Visas, or rather their revocation, make strange bedfellows. A week ago, one would have said Ram Guha, anthropologist and historian, had little in common with Narendra Modi apart from the usual complement of four limbs, a mouth and two eyes.
One sports gold-rimmed Bulgari glasses and a scruffy beard; the other is clean-shaven and wears discreet tortoise-shelled rims. One thrives on civilised debate, the other spends vast amounts of energy inciting communal disharmony.
Both were invited to visit the US -- admittedly by very different sets of people. And both were denied entry to the land of the brave and the home of the free despite possessing spotless track records in terms of previous US visits.
In both cases, the US actually revoked valid visas it had issued, implying that it had earlier found Guha's and Modi's presence unobjectionable.
The inconsistency and arbitrariness of the process is troubling.
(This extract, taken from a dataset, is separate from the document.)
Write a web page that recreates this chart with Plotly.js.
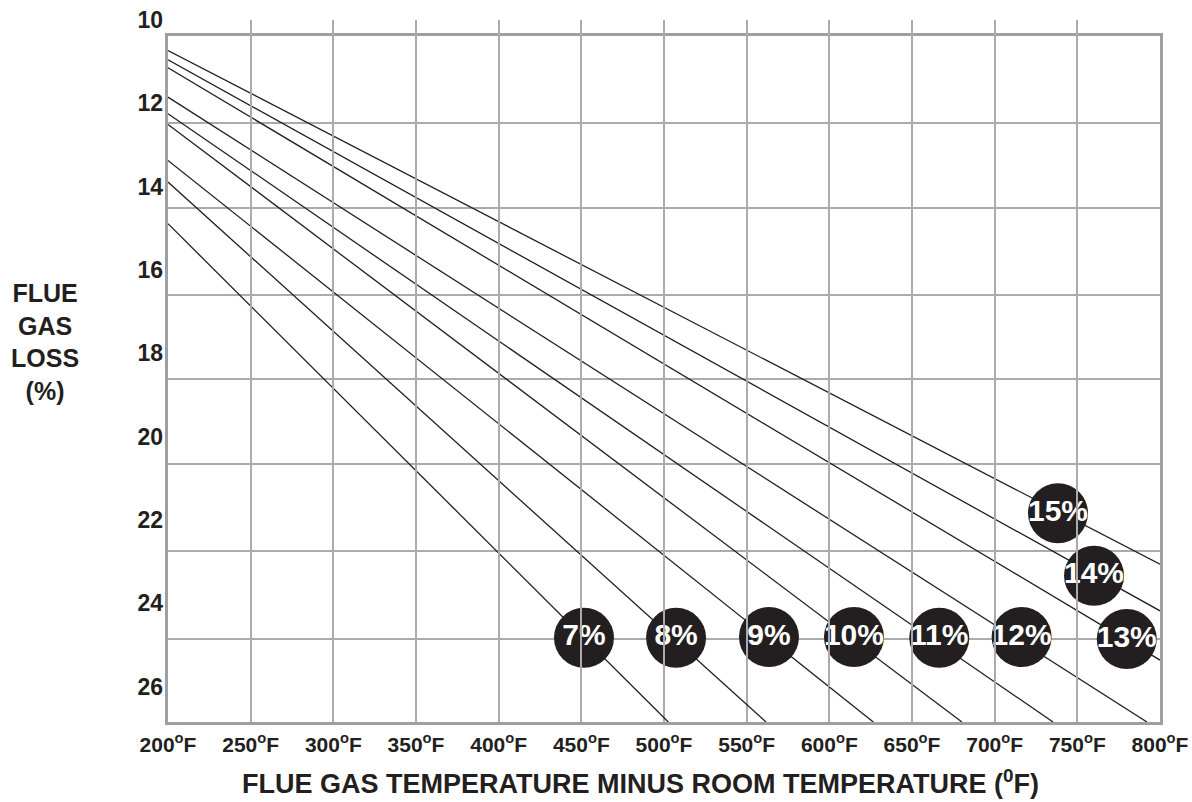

Guha was turned away because a US immigration officer refused to believe that a Third World academic would be invited and paid a generous honorarium to deliver lectures by an American university.
Modi's visa was revoked on the grounds of his 'carrying out particularly severe violations of religious freedom' under a citation of the International Religious Freedom Act.
Not every academic from the Third World is turned away on the grounds that it is unlikely an American university would pay them to deliver lectures. In fact, the campuses of US universities teem with Third World academics who are paid to perform precisely this task. It was at the discretionary power of one immigration official, presumably low down in the food chain, that Guha's visa was revoked.
Modi's decision was obviously taken at a much higher level. Presumably the US decided that it didn't want to handle the inevitable protests a visit from the Gujarat chief minister would provoke.
'Decision taken at highest level'
It hunted through its rulebooks and found an act that could be conveniently used to keep Modi out. Fair enough.
But not every violator of religious freedom is turned away at the US' doorstep. Ariel Sharon visits on a regular basis and so do Saudi princes, Chinese officials, and assorted bureaucrats and politicians hailing from many other nations noted for their lack of religious freedom.
One may argue that there is a fair amount of evidence that Modi's administration was indictable in the post-Godhra massacres. But Sharon was undoubtedly the man directly in charge when the Israelis blockaded the Palestinian refugee camps at Sabra and Shatila in September 1982, and sent in Lebanese militiamen to massacre the PLO.
The Saudis make no secret of their enthusiastic suppression of religious freedom and nor do the Chinese. The US routinely hands out visas to visitors from these nations, including to officials who are directly responsible for acts of suppression. It does not invoke this Act except when it suits it.
One can scarcely argue with a great deal of conviction in favour of Modi being allowed to wander the world as he pleases. There is just too much anecdotal evidence on record from far too many sources to suggest that he encouraged the post-Godhra rioting.
The charges against him are no less heavy because they have not been officially proved. It is unfortunate in the Indian context that there will probably be no conclusions drawn on Godhra for another decade or more.
After all, the courts are still wading through evidence pertaining to an incident that occurred at a place of worship in Faizabad on December 6, 1992. But is the US visa issuance process really this arbitrary? It seems so indeed. X gets a visa, Y doesn't -- there's no apparent reason why. A faceless civil servant at the airport revokes a valid visa without any consultation of higher-ups.
An act pertaining to religious freedom and the suppression thereof is sometimes invoked and often, not. It's an odd way for a nation that sanctimoniously trumpets its commitment to the rule of law to behave.